Aside from the Japanese education style, my research lab in Kyoto also had a clear, vertically stratified hierarchy that took a lot of getting used to. Students were ranked by experience—Doctoral students above Master's students, and subdivisions by seniority within the two. Students with greater seniority were expected to mentor their juniors, providing advice and checking their work before presenting it to the professors. While this was a reassuring system for a first-year Master degree student, in my second year I found myself responsible for mentoring research students and first-year MA students with relevant research projects, a responsibility that I was not prepared for and that took hard work to adjust to. Regardless, I quickly realized that teaching is an effective way to learn, and made an effort to take advantage of my lab's systems as an opportunity to grow and learn.

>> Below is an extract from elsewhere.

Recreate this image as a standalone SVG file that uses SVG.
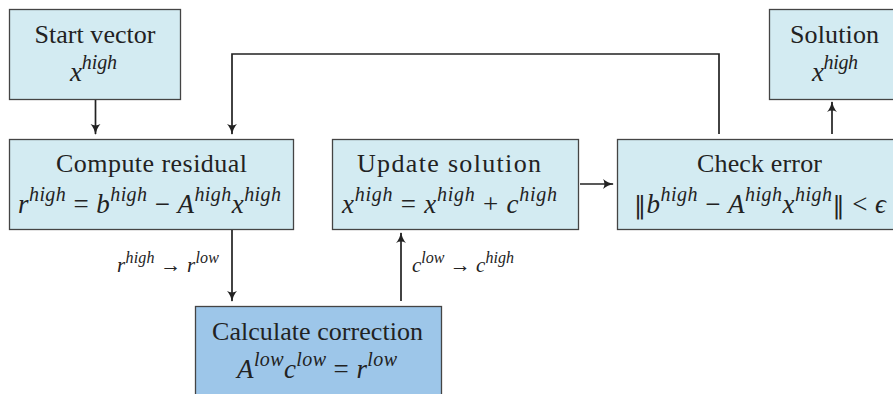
<svg xmlns="http://www.w3.org/2000/svg" width="893" height="394" viewBox="0 0 893 394">
<defs>
<marker id="arr" viewBox="0 0 10 10" refX="9" refY="5" markerWidth="11" markerHeight="11" markerUnits="userSpaceOnUse" orient="auto">
<path d="M0,0.5 Q4,4 10,5 Q4,6 0,9.5 Q2.5,5 0,0.5 Z" fill="#222"/>
</marker>
<style>
.box{fill:#d3ebf2;stroke:#444;stroke-width:1.3}
.dark{fill:#9dc6e9}
text{font-family:"Liberation Serif","Times New Roman",serif;fill:#222;font-size:26px;text-anchor:middle}
.eq{font-size:27px}
.i{font-style:italic}
.s{font-style:italic;font-size:20px}
.n{font-family:"DejaVu Serif",serif;font-size:24px}
.lbl{font-size:21px}
.lbl .s{font-size:16px}
.edge{fill:none;stroke:#222;stroke-width:1.7;marker-end:url(#arr)}
</style>
</defs>
<g id="start">
<rect class="box" x="9.5" y="9.5" width="171" height="90"/>
<text x="95" y="43" textLength="121" lengthAdjust="spacing">Start vector</text>
<text class="eq" x="93.5" y="81" textLength="47" lengthAdjust="spacing"><tspan class="i">x</tspan><tspan class="s" dy="-12">high</tspan></text>
</g>
<g id="solution">
<rect class="box" x="769.5" y="9.5" width="140" height="90"/>
<text x="834.5" y="43" textLength="89" lengthAdjust="spacing">Solution</text>
<text class="eq" x="835" y="81" textLength="46" lengthAdjust="spacing"><tspan class="i">x</tspan><tspan class="s" dy="-12">high</tspan></text>
</g>
<g id="compute">
<rect class="box" x="9.5" y="139.5" width="284" height="90"/>
<text x="151.5" y="172" textLength="191" lengthAdjust="spacing">Compute residual</text>
<text class="eq" x="149.5" y="213" textLength="263" lengthAdjust="spacing"><tspan class="i">r</tspan><tspan class="s" dy="-12">high</tspan><tspan dy="12"> = </tspan><tspan class="i">b</tspan><tspan class="s" dy="-12">high</tspan><tspan dy="12"> − </tspan><tspan class="i">A</tspan><tspan class="s" dy="-12">high</tspan><tspan class="i" dy="12">x</tspan><tspan class="s" dy="-12">high</tspan></text>
</g>
<g id="update">
<rect class="box" x="332.5" y="139.5" width="246" height="90"/>
<text x="449" y="172" textLength="184" lengthAdjust="spacing">Update solution</text>
<text class="eq" x="449.5" y="213" textLength="215" lengthAdjust="spacing"><tspan class="i">x</tspan><tspan class="s" dy="-12">high</tspan><tspan dy="12"> = </tspan><tspan class="i">x</tspan><tspan class="s" dy="-12">high</tspan><tspan dy="12"> + </tspan><tspan class="i">c</tspan><tspan class="s" dy="-12">high</tspan></text>
</g>
<g id="check">
<rect class="box" x="617.5" y="139.5" width="290" height="90"/>
<text x="759.5" y="172" textLength="125" lengthAdjust="spacing">Check error</text>
<text class="eq" x="760" y="213" textLength="252" lengthAdjust="spacing"><tspan class="n">‖</tspan><tspan class="i">b</tspan><tspan class="s" dy="-12">high</tspan><tspan dy="12"> − </tspan><tspan class="i">A</tspan><tspan class="s" dy="-12">high</tspan><tspan class="i" dy="12">x</tspan><tspan class="s" dy="-12">high</tspan><tspan class="n" dy="12">‖</tspan><tspan> &lt; </tspan><tspan class="i">ϵ</tspan></text>
</g>
<g id="calc">
<rect class="box dark" x="195.5" y="306.5" width="246" height="90"/>
<text x="317.5" y="340" textLength="211" lengthAdjust="spacing">Calculate correction</text>
<text class="eq" x="317" y="378" textLength="160" lengthAdjust="spacing"><tspan class="i">A</tspan><tspan class="s" dy="-12">low</tspan><tspan class="i" dy="12">c</tspan><tspan class="s" dy="-12">low</tspan><tspan dy="12"> = </tspan><tspan class="i">r</tspan><tspan class="s" dy="-12">low</tspan></text>
</g>
<g id="connectors">
<path class="edge" d="M95.5,100 V134"/>
<path class="edge" d="M719,134 V54 H232 V134"/>
<path class="edge" d="M232,230 V301"/>
<path class="edge" d="M401,301 V233"/>
<path class="edge" d="M580,184 H613"/>
<path class="edge" d="M832,134 V102"/>
<text class="lbl" x="168" y="272" textLength="102" lengthAdjust="spacing"><tspan class="i">r</tspan><tspan class="s" dy="-9">high</tspan><tspan dy="9"> → </tspan><tspan class="i">r</tspan><tspan class="s" dy="-9">low</tspan></text>
<text class="lbl" x="463" y="272" textLength="102" lengthAdjust="spacing"><tspan class="i">c</tspan><tspan class="s" dy="-9">low</tspan><tspan dy="9"> → </tspan><tspan class="i">c</tspan><tspan class="s" dy="-9">high</tspan></text>
</g>
</svg>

Mt. Yari in the Japan Alps, Nagano Prefecture
Sightseeing and Travels in Japan
In my free time, I tried to take advantage of my time in Japan as an opportunity to experience Japan outside of the research lab. Contrary to the popular image of the concrete jungles of Tokyo, Japan is a lush, green country with four distinct seasons. The changing of the seasons is apparent and each season has its own unique sights, sounds and smells: flurries of cherry blossoms in the spring, the deafening chorus of cicadas in the summer, autumn leaves and persimmons in fall, and the snow and mandarin oranges in winter. However, regardless of the season, I spent most of my time biking around Kyoto and the surrounding area or hiking some of the seemingly endless mountains that cover most of the country. One of my favorite hiking routes was the “Kyoto Isshu Trail”, a well-maintained 80-km network of walking paths and hiking trails through the mountains and communities on the outskirts of Kyoto City that includes many famous historical sites.

When traveling within Japan, I relied on the vast and well-maintained public transportation system. I always found trains and buses available to wherever I wanted to go, including some remote places. A couple of my most memorable trips were a 4-day hike through the Japan Alps to Mt. Yari and a 2-day hike across the remote island of Yakushima, and both trips were completed completely by public transportation.

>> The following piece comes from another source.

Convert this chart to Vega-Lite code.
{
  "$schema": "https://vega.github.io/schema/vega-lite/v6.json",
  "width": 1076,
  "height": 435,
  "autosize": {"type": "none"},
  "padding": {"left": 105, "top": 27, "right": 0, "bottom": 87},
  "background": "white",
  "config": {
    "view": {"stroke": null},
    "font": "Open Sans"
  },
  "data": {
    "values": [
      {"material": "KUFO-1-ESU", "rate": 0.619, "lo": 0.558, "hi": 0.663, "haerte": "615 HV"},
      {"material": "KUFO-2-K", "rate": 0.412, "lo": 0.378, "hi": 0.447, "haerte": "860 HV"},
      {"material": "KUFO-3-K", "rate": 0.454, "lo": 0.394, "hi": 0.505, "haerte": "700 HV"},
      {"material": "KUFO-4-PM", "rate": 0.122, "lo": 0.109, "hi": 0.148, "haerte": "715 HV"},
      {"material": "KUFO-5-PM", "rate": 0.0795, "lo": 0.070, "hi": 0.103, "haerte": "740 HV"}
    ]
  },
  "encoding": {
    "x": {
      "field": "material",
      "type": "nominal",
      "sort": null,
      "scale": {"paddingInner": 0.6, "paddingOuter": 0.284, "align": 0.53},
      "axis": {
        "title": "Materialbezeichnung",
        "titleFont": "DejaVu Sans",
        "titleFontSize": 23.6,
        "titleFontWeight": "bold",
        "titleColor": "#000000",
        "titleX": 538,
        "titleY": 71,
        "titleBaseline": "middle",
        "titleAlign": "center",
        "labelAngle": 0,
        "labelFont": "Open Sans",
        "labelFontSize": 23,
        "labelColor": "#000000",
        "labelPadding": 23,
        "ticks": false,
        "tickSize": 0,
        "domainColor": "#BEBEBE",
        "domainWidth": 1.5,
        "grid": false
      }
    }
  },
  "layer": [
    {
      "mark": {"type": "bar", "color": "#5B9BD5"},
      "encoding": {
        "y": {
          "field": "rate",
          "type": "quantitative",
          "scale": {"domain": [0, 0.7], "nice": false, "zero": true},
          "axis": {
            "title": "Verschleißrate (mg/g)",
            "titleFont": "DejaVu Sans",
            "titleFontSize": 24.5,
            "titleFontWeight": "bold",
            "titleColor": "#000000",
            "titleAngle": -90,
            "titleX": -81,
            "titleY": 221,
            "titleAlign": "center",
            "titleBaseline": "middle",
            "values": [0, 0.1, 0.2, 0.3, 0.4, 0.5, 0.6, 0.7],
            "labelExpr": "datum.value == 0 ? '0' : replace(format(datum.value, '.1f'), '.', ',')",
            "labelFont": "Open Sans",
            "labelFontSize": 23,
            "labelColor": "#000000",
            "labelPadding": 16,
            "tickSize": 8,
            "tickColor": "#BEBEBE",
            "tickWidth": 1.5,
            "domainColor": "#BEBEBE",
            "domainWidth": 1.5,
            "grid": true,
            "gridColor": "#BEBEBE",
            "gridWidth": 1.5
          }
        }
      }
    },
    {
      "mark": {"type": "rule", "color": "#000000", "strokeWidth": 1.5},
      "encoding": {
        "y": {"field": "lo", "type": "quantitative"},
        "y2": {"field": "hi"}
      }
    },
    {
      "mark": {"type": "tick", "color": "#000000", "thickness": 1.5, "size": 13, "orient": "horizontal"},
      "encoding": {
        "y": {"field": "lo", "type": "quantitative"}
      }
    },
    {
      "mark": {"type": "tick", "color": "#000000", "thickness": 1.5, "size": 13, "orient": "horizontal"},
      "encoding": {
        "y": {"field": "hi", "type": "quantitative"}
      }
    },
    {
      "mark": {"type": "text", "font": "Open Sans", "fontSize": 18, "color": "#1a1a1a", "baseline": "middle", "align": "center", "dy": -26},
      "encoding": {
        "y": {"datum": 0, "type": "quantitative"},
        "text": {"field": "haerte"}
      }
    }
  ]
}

Advice to Scholars in Japan
As someone who spoke the language and had prior experience in Japan before coming, I had an easier time adjusting to life here than most. For many scholars coming to Japan for the first time, buying groceries, getting a cellphone, and adjusting to life in a new country will be the first hurdles to encounter. Regardless, to make the best of your time in Japan, I offer the following advice once you have adjusted to your new home:
  • Many times, in Japan, people will not communicate what they expect of you in clear terms. Surprise them by setting the bar high for yourself.
  • It's easy to get hung up on specific words and phrases people use and how they could be interpreted in English; however, don't read too deeply into how people say things and instead focus on the message they are trying to communicate.
  • Natto is delicious once you get past how objectively disgusting it is.
  • Don't be passive, take control of your time in Japan and proactively engage your advisors in your studies.
  • If you visit Kyoto, set aside a day to get lost and wander about town.